**Work required**
Pick out the lines below with "full" and list them.

**Data provided**

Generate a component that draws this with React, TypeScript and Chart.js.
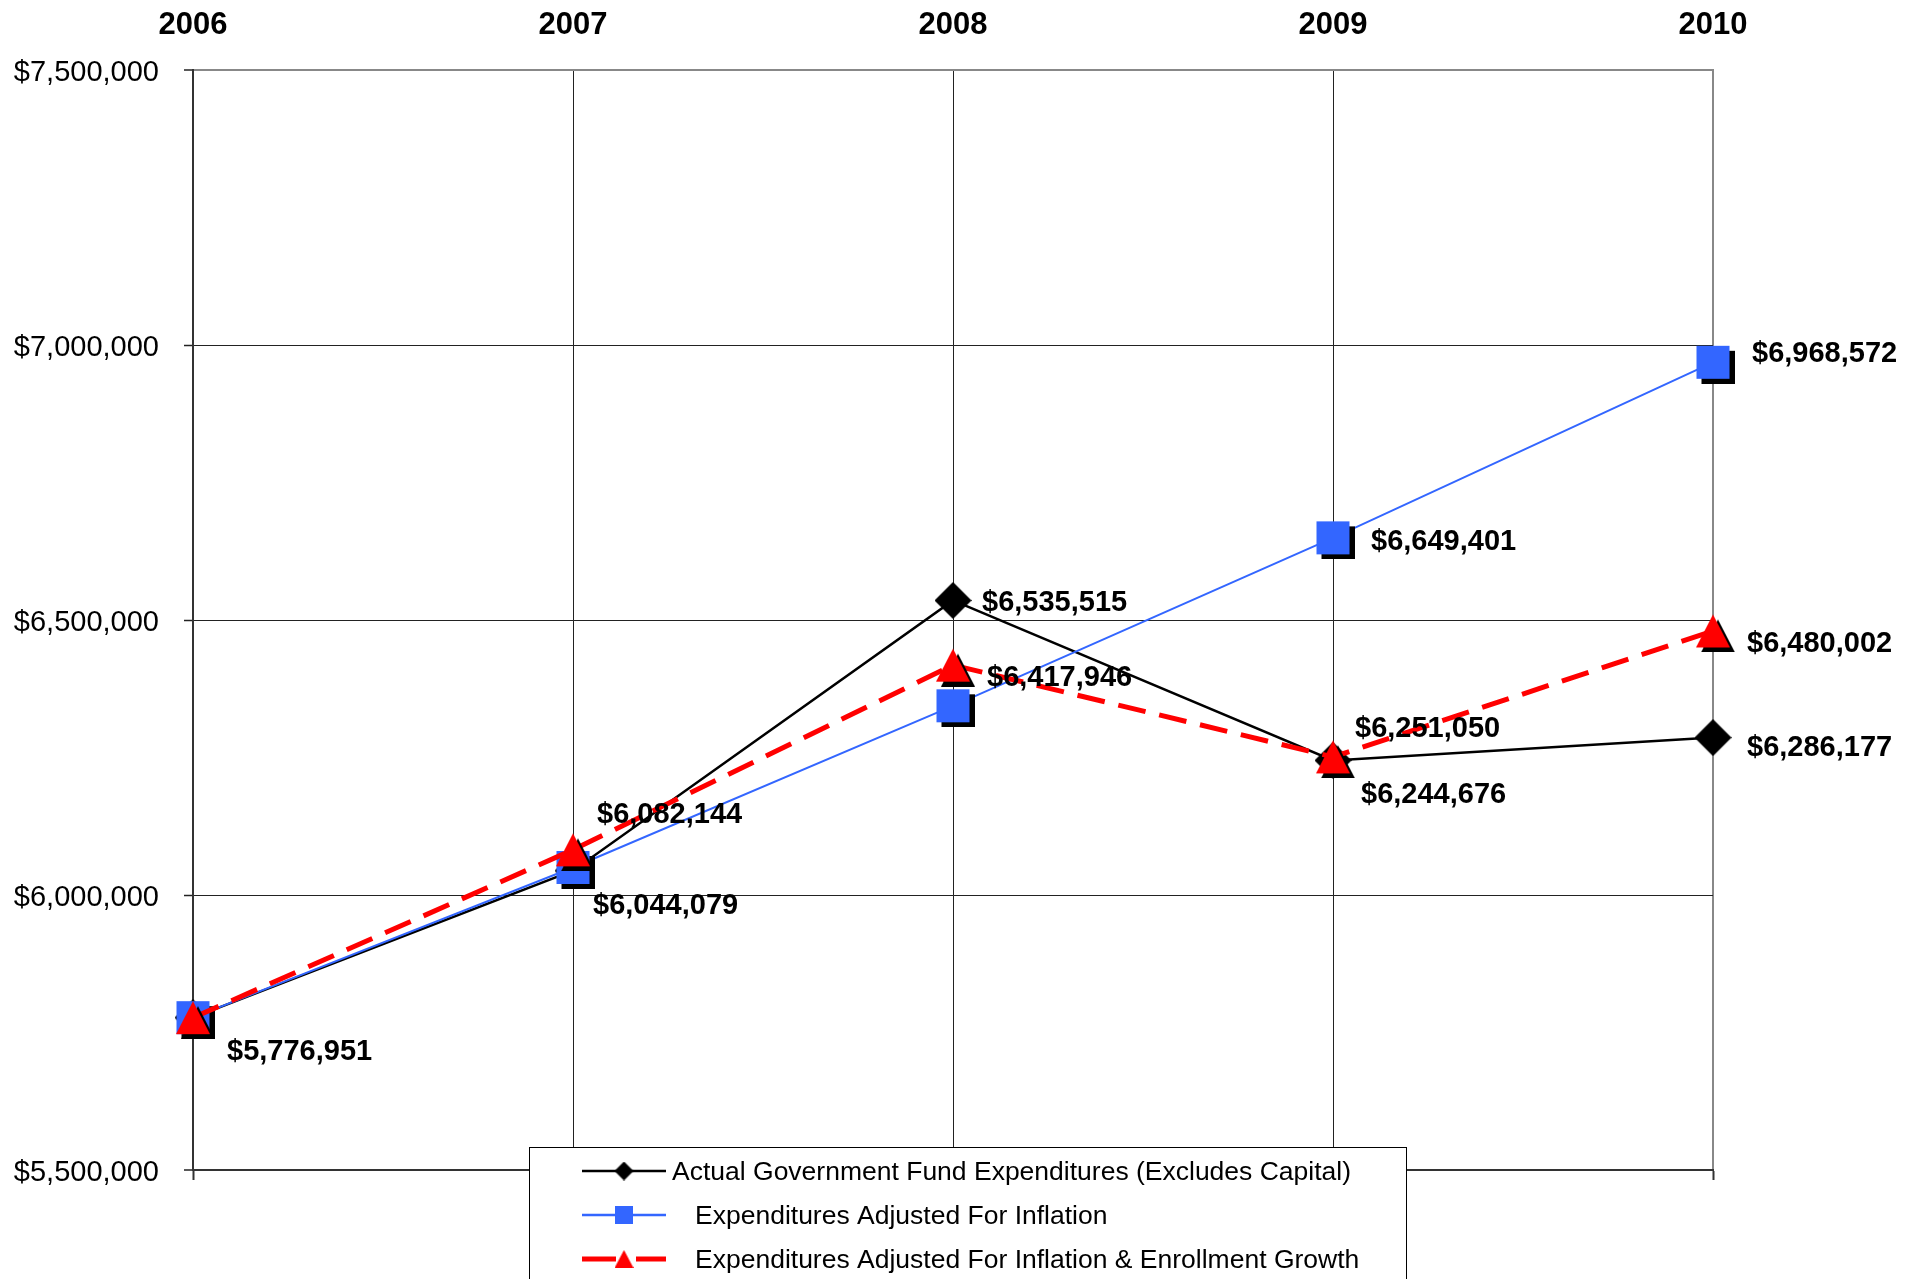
import React, { useEffect, useRef } from 'react';
import { Chart, registerables } from 'chart.js';

Chart.register(...registerables);

// ---------- data ----------
const categories = ['2006', '2007', '2008', '2009', '2010'];
const seriesLabels = [
  'Actual Government Fund Expenditures (Excludes Capital)',
  'Expenditures Adjusted For Inflation',
  'Expenditures Adjusted For Inflation & Enrollment Growth',
];
const actualValues = [5776951, 6044079, 6535515, 6244676, 6286177];
const inflationValues = [5776951, 6050000, 6344000, 6649401, 6968572];
const enrollmentValues = [5776951, 6082144, 6417946, 6251050, 6480002];
const yMin = 5500000;
const yMax = 7500000;
const yStep = 500000;

// which points carry a value label (series index, point index)
const labelledPoints = [
  [0, 0], [0, 1], [0, 2], [0, 3], [0, 4],
  [1, 3], [1, 4],
  [2, 1], [2, 2], [2, 3], [2, 4],
];
// label offsets (layout only), same order as labelledPoints
const labelOffsets = [
  [34, 34], [20, 35], [29, 3], [28, 35], [34, 10],
  [38, 4], [39, -8],
  [24, -35], [34, 13], [22, -28], [34, 13],
];

const FONT = '"Liberation Sans", Arial, Helvetica, sans-serif';

const fmt = (v: number) => '$' + Math.round(v).toLocaleString('en-US');

function markerCanvas(shape: string, color: string, w: number, h: number, off: number) {
  const c = document.createElement('canvas');
  c.width = Math.ceil(w + 2 * off);
  c.height = Math.ceil(h + 2 * off);
  const g = c.getContext('2d') as CanvasRenderingContext2D;
  const draw = (x0: number, y0: number, fill: string) => {
    g.fillStyle = fill;
    g.beginPath();
    if (shape === 'square') {
      g.rect(x0, y0, w, h);
    } else if (shape === 'triangle') {
      g.moveTo(x0 + w / 2, y0);
      g.lineTo(x0 + w, y0 + h);
      g.lineTo(x0, y0 + h);
      g.closePath();
    } else {
      g.moveTo(x0 + w / 2, y0);
      g.lineTo(x0 + w, y0 + h / 2);
      g.lineTo(x0 + w / 2, y0 + h);
      g.lineTo(x0, y0 + h / 2);
      g.closePath();
    }
    g.fill();
  };
  if (off > 0) draw(2 * off, 2 * off, '#000000');
  draw(off, off, color);
  return c;
}

const valueLabelPlugin = {
  id: 'valueLabels',
  afterDatasetsDraw(chart: any) {
    const ctx = chart.ctx;
    ctx.save();
    ctx.font = `bold 29px ${FONT}`;
    ctx.fillStyle = '#000000';
    ctx.textAlign = 'left';
    ctx.textBaseline = 'middle';
    labelledPoints.forEach(([s, i], k) => {
      const el = chart.getDatasetMeta(s).data[i];
      const v = chart.data.datasets[s].data[i];
      const [dx, dy] = labelOffsets[k];
      ctx.fillText(fmt(v), el.x + dx, el.y + dy);
    });
    ctx.restore();
  },
};

const boxLegendPlugin = {
  id: 'boxLegend',
  afterDraw(chart: any) {
    const ctx = chart.ctx;
    const bx = 529.5, by = 1147.5, bw = 877, bh = 200;
    ctx.save();
    ctx.fillStyle = '#ffffff';
    ctx.fillRect(bx, by, bw, bh);
    ctx.strokeStyle = '#000000';
    ctx.lineWidth = 1;
    ctx.strokeRect(bx, by, bw, bh);
    ctx.font = `26.5px ${FONT}`;
    ctx.textAlign = 'left';
    ctx.textBaseline = 'middle';
    chart.data.datasets.forEach((ds: any, i: number) => {
      const y = 1171 + i * 44;
      const x0 = 582, x1 = 666;
      ctx.save();
      ctx.strokeStyle = ds.borderColor;
      ctx.lineWidth = ds.legendLineWidth;
      ctx.setLineDash(ds.legendDash || []);
      ctx.beginPath();
      ctx.moveTo(x0, y);
      ctx.lineTo(x1, y);
      ctx.stroke();
      ctx.restore();
      const m = ds.legendMarker;
      ctx.drawImage(m, 624 - m.width / 2, y - m.height / 2);
      ctx.fillStyle = '#000000';
      ctx.fillText(ds.label, ds.legendTextX, y + 2);
    });
    ctx.restore();
  },
};

export default function App() {
  const ref = useRef<HTMLCanvasElement>(null);

  useEffect(() => {
    document.body.style.margin = '0';
    const canvas = ref.current;
    if (!canvas) return;

    const diamond = markerCanvas('diamond', '#000000', 37, 37, 0);
    const square = markerCanvas('square', '#3366FF', 33, 33, 5);
    const triangle = markerCanvas('triangle', '#FF0000', 34, 33, 5);
    const lDiamond = markerCanvas('diamond', '#000000', 19, 19, 0);
    const lSquare = markerCanvas('square', '#3366FF', 18, 18, 0);
    const lTriangle = markerCanvas('triangle', '#FF0000', 19, 18, 0);

    const chart = new Chart(canvas, {
      type: 'line',
      data: {
        labels: categories,
        datasets: [
          {
            label: seriesLabels[0],
            data: actualValues,
            borderColor: '#000000',
            backgroundColor: '#000000',
            borderWidth: 2.5,
            pointStyle: diamond,
            pointRadius: 18,
            tension: 0,
            fill: false,
            clip: false,
            order: 2,
            xAxisID: 'x',
            yAxisID: 'y',
            legendMarker: lDiamond,
            legendLineWidth: 2.5,
            legendTextX: 672,
          } as any,
          {
            label: seriesLabels[1],
            data: inflationValues,
            borderColor: '#3366FF',
            backgroundColor: '#3366FF',
            borderWidth: 2,
            pointStyle: square,
            pointRadius: 17,
            tension: 0,
            fill: false,
            clip: false,
            order: 1,
            xAxisID: 'x',
            yAxisID: 'y',
            legendMarker: lSquare,
            legendLineWidth: 2.5,
            legendTextX: 695,
          } as any,
          {
            label: seriesLabels[2],
            data: enrollmentValues,
            borderColor: '#FF0000',
            backgroundColor: '#FF0000',
            borderWidth: 5,
            borderDash: [28, 14],
            borderCapStyle: 'butt',
            pointStyle: triangle,
            pointRadius: 17,
            tension: 0,
            fill: false,
            clip: false,
            order: 0,
            xAxisID: 'x',
            yAxisID: 'y',
            legendMarker: lTriangle,
            legendLineWidth: 5,
            legendDash: [34, 20],
            legendTextX: 695,
          } as any,
        ],
      },
      options: {
        animation: false,
        responsive: true,
        maintainAspectRatio: false,
        layout: { padding: { left: 0, top: 0, right: 208, bottom: 0 } },
        plugins: {
          legend: { display: false },
          tooltip: { enabled: false },
          title: { display: false },
        },
        events: [],
        scales: {
          x: {
            type: 'category',
            position: 'top',
            offset: false,
            ticks: {
              font: { size: 31, weight: 'bold', family: FONT },
              color: '#000000',
              padding: 26,
              maxRotation: 0,
            },
            grid: {
              drawTicks: false,
              color: (c: any) => (c.index === categories.length - 1 ? '#888888' : '#222222'),
              lineWidth: (c: any) => (c.index === categories.length - 1 ? 2 : 1),
            },
            border: { color: '#888888', width: 2 },
            afterFit: (s: any) => {
              s.height = 70;
            },
          },
          x2: {
            type: 'category',
            position: 'bottom',
            offset: false,
            ticks: { display: false },
            grid: {
              drawOnChartArea: false,
              drawTicks: true,
              tickLength: 10,
              tickColor: '#333333',
              tickWidth: 2,
            },
            border: { color: '#333333', width: 2 },
            afterFit: (s: any) => {
              s.height = 109;
            },
          },
          y: {
            type: 'linear',
            position: 'left',
            min: yMin,
            max: yMax,
            ticks: {
              stepSize: yStep,
              callback: (v: any) => fmt(Number(v)),
              font: { size: 29, family: FONT },
              color: '#000000',
              padding: 25,
              labelOffset: 2.5,
            },
            grid: {
              color: (c: any) =>
                c.tick && c.tick.value === yMax ? '#888888' : c.tick && c.tick.value === yMin ? '#333333' : '#222222',
              lineWidth: (c: any) => (c.tick && (c.tick.value === yMax || c.tick.value === yMin) ? 2 : 1),
              tickColor: '#222222',
              tickLength: 9,
              tickWidth: 1.5,
            },
            border: { color: '#333333', width: 2 },
            afterFit: (s: any) => {
              s.width = 193;
            },
          },
        },
      } as any,
      plugins: [valueLabelPlugin, boxLegendPlugin],
    });

    return () => {
      chart.destroy();
    };
  }, []);

  return (
    <div style={{ position: 'fixed', left: 0, top: 0, width: 1921, height: 1279, background: '#ffffff' }}>
      <canvas ref={ref} />
    </div>
  );
}
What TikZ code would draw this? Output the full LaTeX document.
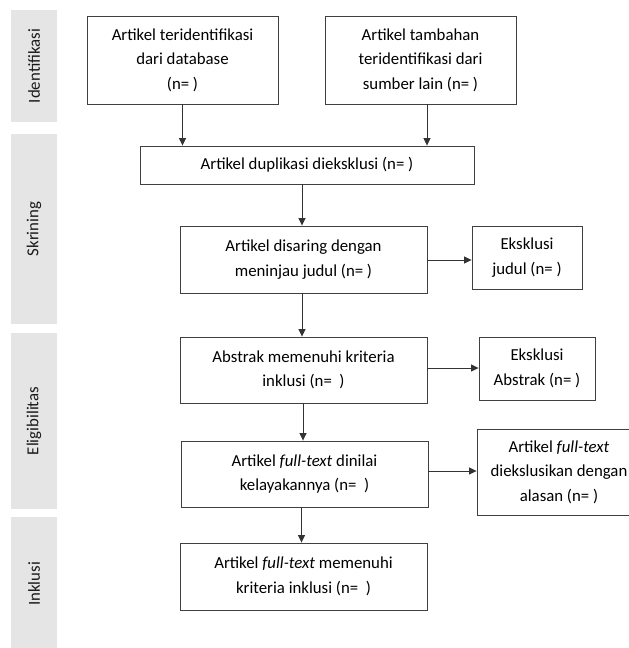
\documentclass[tikz,border=0pt]{standalone}
\usepackage{fontspec}
\setmainfont{Carlito}
\usetikzlibrary{arrows.meta,calc}
\begin{document}
\begin{tikzpicture}[x=1pt,y=-1pt,
  box/.style={draw=black!75, line width=0.9pt, rectangle, inner sep=0pt, align=center,
    font=\fontsize{16.8}{24.5}\selectfont, text=black},
  side/.style={fill=black!10, draw=none, inner sep=0pt},
  sidelabel/.style={rotate=90, font=\fontsize{16.8}{18}\selectfont, text=black!90},
  arr/.style={draw=black!80, line width=0.8pt, -{Triangle[width=7pt,length=7.5pt]}}]
\useasboundingbox (0,0) rectangle (629,648);
\clip (0,0) rectangle (629,648);
% side bars
\node[side, minimum width=46pt, minimum height=112pt] (s1) at (34,66) {};
\node[side, minimum width=46pt, minimum height=190pt] (s2) at (34,229) {};
\node[side, minimum width=46pt, minimum height=176pt] (s3) at (34,421) {};
\node[side, minimum width=46pt, minimum height=140pt] (s4) at (34,587) {};
\node[sidelabel] (l1) at (34,66) {Identifikasi};
\node[sidelabel] (l2) at (34,229) {Skrining};
\node[sidelabel] (l3) at (34,421) {Eligibilitas};
\node[sidelabel] (l4) at (34,584) {Inklusi};
% boxes
\node[box, minimum width=191pt, minimum height=88pt] (b1) at (182.5,60) {Artikel teridentifikasi\\dari database\\(n= )};
\node[box, minimum width=191pt, minimum height=88pt] (b2) at (420.5,60) {Artikel tambahan\\teridentifikasi dari\\sumber lain (n= )};
\node[box, minimum width=334pt, minimum height=38pt] (dup) at (307,165) {Artikel duplikasi dieksklusi (n= )};
\node[box, minimum width=247pt, minimum height=67pt] (scr) at (303.5,259.5) {Artikel disaring dengan\\meninjau judul (n= )};
\node[box, minimum width=110pt, minimum height=63pt] (exj) at (527,257.5) {Eksklusi\\judul (n= )};
\node[box, minimum width=247pt, minimum height=66pt] (abs) at (303.5,370) {Abstrak memenuhi kriteria\\inklusi (n=~~)};
\node[box, minimum width=116pt, minimum height=63pt] (exa) at (537,368.5) {Eksklusi\\Abstrak (n= )};
\node[box, minimum width=247pt, minimum height=66pt] (ft) at (304.5,474) {Artikel \textit{full-text} dinilai\\kelayakannya (n=~~)};
\node[box, minimum width=164pt, minimum height=86pt] (exf) at (559,472) {Artikel \textit{full-text}\\diekslusikan dengan\\alasan (n= )};
\node[box, minimum width=247pt, minimum height=67pt] (inc) at (303.5,576.5) {Artikel \textit{full-text} memenuhi\\kriteria inklusi (n=~~)};
% arrow anchor coordinates
\coordinate (b2s) at ($(b2.south)+(6.5,0)$);
\coordinate (scrn) at ($(scr.north)+(-1.5,0)$);
\coordinate (absn) at ($(abs.north)+(-1.5,0)$);
\coordinate (ftn) at ($(ft.north)+(-1.5,0)$);
\coordinate (incn) at ($(inc.north)+(-2,0)$);
\coordinate (scre) at ($(scr.east)+(0,0.5)$);
\coordinate (abse) at ($(abs.east)+(0,-2)$);
\coordinate (fte) at ($(ft.east)+(0,-3)$);
% arrows
\draw[arr] (b1.south) -- (b1.south |- dup.north);
\draw[arr] (b2s) -- (b2s |- dup.north);
\draw[arr] (scrn |- dup.south) -- (scrn);
\draw[arr] (scre) -- (scre -| exj.west);
\draw[arr] (absn |- scr.south) -- (absn);
\draw[arr] (abse) -- (abse -| exa.west);
\draw[arr] (ftn |- abs.south) -- (ftn);
\draw[arr] (fte) -- (fte -| exf.west);
\draw[arr] (incn |- ft.south) -- (incn);
\end{tikzpicture}
\end{document}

**Final result**
What TikZ code would draw this? Output the full LaTeX document.
\node[box, minimum width=247pt, minimum height=66pt] (ft) at (304.5,474) {Artikel \textit{full-text} dinilai\\kelayakannya (n=~~)};
\node[box, minimum width=164pt, minimum height=86pt] (exf) at (559,472) {Artikel \textit{full-text}\\diekslusikan dengan\\alasan (n= )};
\node[box, minimum width=247pt, minimum height=67pt] (inc) at (303.5,576.5) {Artikel \textit{full-text} memenuhi\\kriteria inklusi (n=~~)};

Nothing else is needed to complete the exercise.